Write the listing below out again exactly, dropping the images.

** BEGIN Supplied material **

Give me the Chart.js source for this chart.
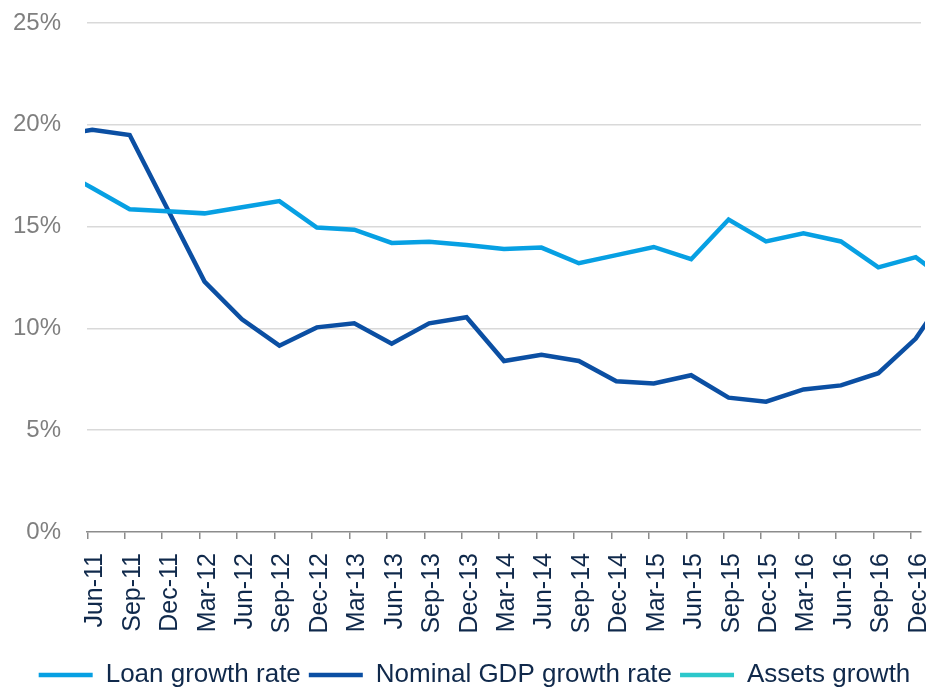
<!DOCTYPE html>
<html>
<head>
<meta charset="utf-8">
<script src="https://cdn.jsdelivr.net/npm/chart.js@4"></script>
<style>
html,body{margin:0;padding:0;overflow:hidden;background:#ffffff}
#wrap{width:931px;height:700px;position:relative}
</style>
</head>
<body>
<div id="wrap"><canvas id="c"></canvas></div>
<script>
// Quarters (first and last are only partly visible at the plot edges)
const quarters = ['Mar-11','Jun-11','Sep-11','Dec-11','Mar-12','Jun-12','Sep-12','Dec-12',
  'Mar-13','Jun-13','Sep-13','Dec-13','Mar-14','Jun-14','Sep-14','Dec-14',
  'Mar-15','Jun-15','Sep-15','Dec-15','Mar-16','Jun-16','Sep-16','Dec-16','Mar-17'];

// Loan growth rate (%)
const loanGrowth = [17.9, 16.9, 15.85, 15.75, 15.65, 15.95, 16.25, 14.95,
  14.85, 14.2, 14.25, 14.1, 13.9, 13.97, 13.2, 13.6,
  14.0, 13.4, 15.35, 14.27, 14.67, 14.27, 13.0, 13.5, 12.1];

// Nominal GDP growth rate (%)
const gdpGrowth = [19.45, 19.75, 19.5, 15.9, 12.3, 10.45, 9.15, 10.05,
  10.25, 9.25, 10.25, 10.55, 8.4, 8.7, 8.4, 7.4,
  7.3, 7.7, 6.6, 6.4, 7.0, 7.2, 7.8, 9.5, 12.2];

// Assets growth (legend only, no visible line)
const assetsGrowth = [];

const yTickValues = [0, 5, 10, 15, 20, 25];
const shownQuarters = quarters.slice(1, 24); // Jun-11 .. Dec-16

const toPoints = arr => arr.map((v, i) => ({ x: i - 1, y: v }));

Chart.defaults.font.family = "'Liberation Sans', Arial, Helvetica, sans-serif";

const navy = '#10294b';
const clipOpt = { left: 2, right: 4, top: false, bottom: false };

// shift the centred legend slightly to the right, like the reference
const legendShift = {
  id: 'legendShift',
  afterLayout(chart) {
    const l = chart.legend;
    if (l) { l.left += 14; l.right += 14; }
  }
};

new Chart(document.getElementById('c'), {
  type: 'line',
  plugins: [legendShift],
  data: {
    datasets: [
      { label: 'Loan growth rate', data: toPoints(loanGrowth), borderColor: '#07a0e3', backgroundColor: '#07a0e3',
        borderWidth: 4.5, pointRadius: 0, tension: 0, clip: clipOpt, borderCapStyle: 'round' },
      { label: 'Nominal GDP growth rate', data: toPoints(gdpGrowth), borderColor: '#0b4fa3', backgroundColor: '#0b4fa3',
        borderWidth: 4.5, pointRadius: 0, tension: 0, clip: clipOpt, borderCapStyle: 'round' },
      { label: 'Assets growth', data: assetsGrowth, borderColor: '#2cc8cb', backgroundColor: '#2cc8cb',
        borderWidth: 4.5, pointRadius: 0, tension: 0, clip: clipOpt, borderCapStyle: 'round' }
    ]
  },
  options: {
    responsive: true,
    maintainAspectRatio: false,
    animation: false,
    layout: { padding: { left: 0, right: 10, top: 23, bottom: 2 } },
    plugins: {
      tooltip: { enabled: false },
      legend: {
        position: 'bottom',
        labels: {
          usePointStyle: true, pointStyle: 'line', pointStyleWidth: 54,
          color: navy, font: { size: 26 }, padding: 8
        }
      }
    },
    scales: {
      x: {
        type: 'linear', min: -0.14, max: 22.14,
        afterBuildTicks: s => { s.ticks = shownQuarters.map((q, i) => ({ value: i - 0.13 })); },
        afterFit: s => { s.height = 122; s.paddingLeft = 0; s.paddingRight = 0; },
        ticks: {
          autoSkip: false, minRotation: 90, maxRotation: 90, labelOffset: 8, padding: 14,
          color: navy, font: { size: 25 },
          callback: v => shownQuarters[Math.round(v)]
        },
        grid: { drawOnChartArea: false, drawTicks: true, tickLength: 7, color: '#8c8c8c', lineWidth: 1.5 },
        border: { display: true, color: '#8c8c8c', width: 1.5 }
      },
      y: {
        min: 0, max: 25,
        afterBuildTicks: s => { s.ticks = yTickValues.map(v => ({ value: v })); },
        afterFit: s => { s.width = 87; s.paddingTop = 0; s.paddingBottom = 0; },
        ticks: { color: '#7f7f7f', font: { size: 24 }, padding: 26, callback: v => v + '%' },
        grid: { color: c => (c.tick && c.tick.value === 0) ? 'rgba(0,0,0,0)' : '#d9d9d9', lineWidth: 1.5, drawTicks: false },
        border: { display: false }
      }
    }
  }
});
</script>
</body>
</html>
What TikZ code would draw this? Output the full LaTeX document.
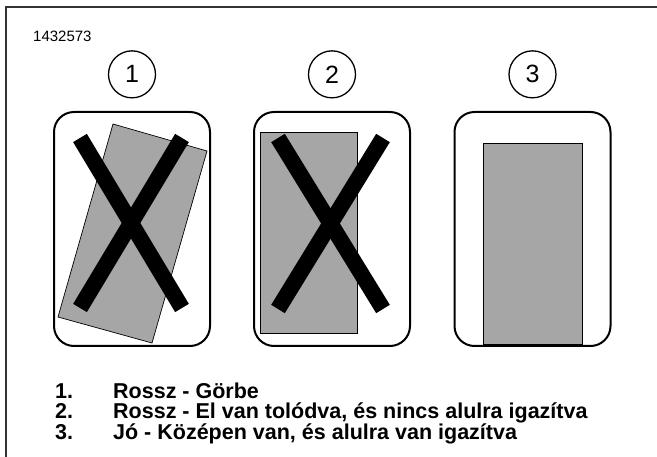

** END Supplied material **

#### Solved exercise:
Give me the Chart.js source for this chart.
<!DOCTYPE html>
<html>
<head>
<meta charset="utf-8">
<script src="https://cdn.jsdelivr.net/npm/chart.js@4"></script>
<style>
html,body{margin:0;padding:0;overflow:hidden;background:#ffffff}
#wrap{width:931px;height:700px;position:relative}
</style>
</head>
<body>
<div id="wrap"><canvas id="c"></canvas></div>
<script>
// Quarters (first and last are only partly visible at the plot edges)
const quarters = ['Mar-11','Jun-11','Sep-11','Dec-11','Mar-12','Jun-12','Sep-12','Dec-12',
  'Mar-13','Jun-13','Sep-13','Dec-13','Mar-14','Jun-14','Sep-14','Dec-14',
  'Mar-15','Jun-15','Sep-15','Dec-15','Mar-16','Jun-16','Sep-16','Dec-16','Mar-17'];

// Loan growth rate (%)
const loanGrowth = [17.9, 16.9, 15.85, 15.75, 15.65, 15.95, 16.25, 14.95,
  14.85, 14.2, 14.25, 14.1, 13.9, 13.97, 13.2, 13.6,
  14.0, 13.4, 15.35, 14.27, 14.67, 14.27, 13.0, 13.5, 12.1];

// Nominal GDP growth rate (%)
const gdpGrowth = [19.45, 19.75, 19.5, 15.9, 12.3, 10.45, 9.15, 10.05,
  10.25, 9.25, 10.25, 10.55, 8.4, 8.7, 8.4, 7.4,
  7.3, 7.7, 6.6, 6.4, 7.0, 7.2, 7.8, 9.5, 12.2];

// Assets growth (legend only, no visible line)
const assetsGrowth = [];

const yTickValues = [0, 5, 10, 15, 20, 25];
const shownQuarters = quarters.slice(1, 24); // Jun-11 .. Dec-16

const toPoints = arr => arr.map((v, i) => ({ x: i - 1, y: v }));

Chart.defaults.font.family = "'Liberation Sans', Arial, Helvetica, sans-serif";

const navy = '#10294b';
const clipOpt = { left: 2, right: 4, top: false, bottom: false };

// shift the centred legend slightly to the right, like the reference
const legendShift = {
  id: 'legendShift',
  afterLayout(chart) {
    const l = chart.legend;
    if (l) { l.left += 14; l.right += 14; }
  }
};

new Chart(document.getElementById('c'), {
  type: 'line',
  plugins: [legendShift],
  data: {
    datasets: [
      { label: 'Loan growth rate', data: toPoints(loanGrowth), borderColor: '#07a0e3', backgroundColor: '#07a0e3',
        borderWidth: 4.5, pointRadius: 0, tension: 0, clip: clipOpt, borderCapStyle: 'round' },
      { label: 'Nominal GDP growth rate', data: toPoints(gdpGrowth), borderColor: '#0b4fa3', backgroundColor: '#0b4fa3',
        borderWidth: 4.5, pointRadius: 0, tension: 0, clip: clipOpt, borderCapStyle: 'round' },
      { label: 'Assets growth', data: assetsGrowth, borderColor: '#2cc8cb', backgroundColor: '#2cc8cb',
        borderWidth: 4.5, pointRadius: 0, tension: 0, clip: clipOpt, borderCapStyle: 'round' }
    ]
  },
  options: {
    responsive: true,
    maintainAspectRatio: false,
    animation: false,
    layout: { padding: { left: 0, right: 10, top: 23, bottom: 2 } },
    plugins: {
      tooltip: { enabled: false },
      legend: {
        position: 'bottom',
        labels: {
          usePointStyle: true, pointStyle: 'line', pointStyleWidth: 54,
          color: navy, font: { size: 26 }, padding: 8
        }
      }
    },
    scales: {
      x: {
        type: 'linear', min: -0.14, max: 22.14,
        afterBuildTicks: s => { s.ticks = shownQuarters.map((q, i) => ({ value: i - 0.13 })); },
        afterFit: s => { s.height = 122; s.paddingLeft = 0; s.paddingRight = 0; },
        ticks: {
          autoSkip: false, minRotation: 90, maxRotation: 90, labelOffset: 8, padding: 14,
          color: navy, font: { size: 25 },
          callback: v => shownQuarters[Math.round(v)]
        },
        grid: { drawOnChartArea: false, drawTicks: true, tickLength: 7, color: '#8c8c8c', lineWidth: 1.5 },
        border: { display: true, color: '#8c8c8c', width: 1.5 }
      },
      y: {
        min: 0, max: 25,
        afterBuildTicks: s => { s.ticks = yTickValues.map(v => ({ value: v })); },
        afterFit: s => { s.width = 87; s.paddingTop = 0; s.paddingBottom = 0; },
        ticks: { color: '#7f7f7f', font: { size: 24 }, padding: 26, callback: v => v + '%' },
        grid: { color: c => (c.tick && c.tick.value === 0) ? 'rgba(0,0,0,0)' : '#d9d9d9', lineWidth: 1.5, drawTicks: false },
        border: { display: false }
      }
    }
  }
});
</script>
</body>
</html>
What TikZ code would draw this? Output the full LaTeX document.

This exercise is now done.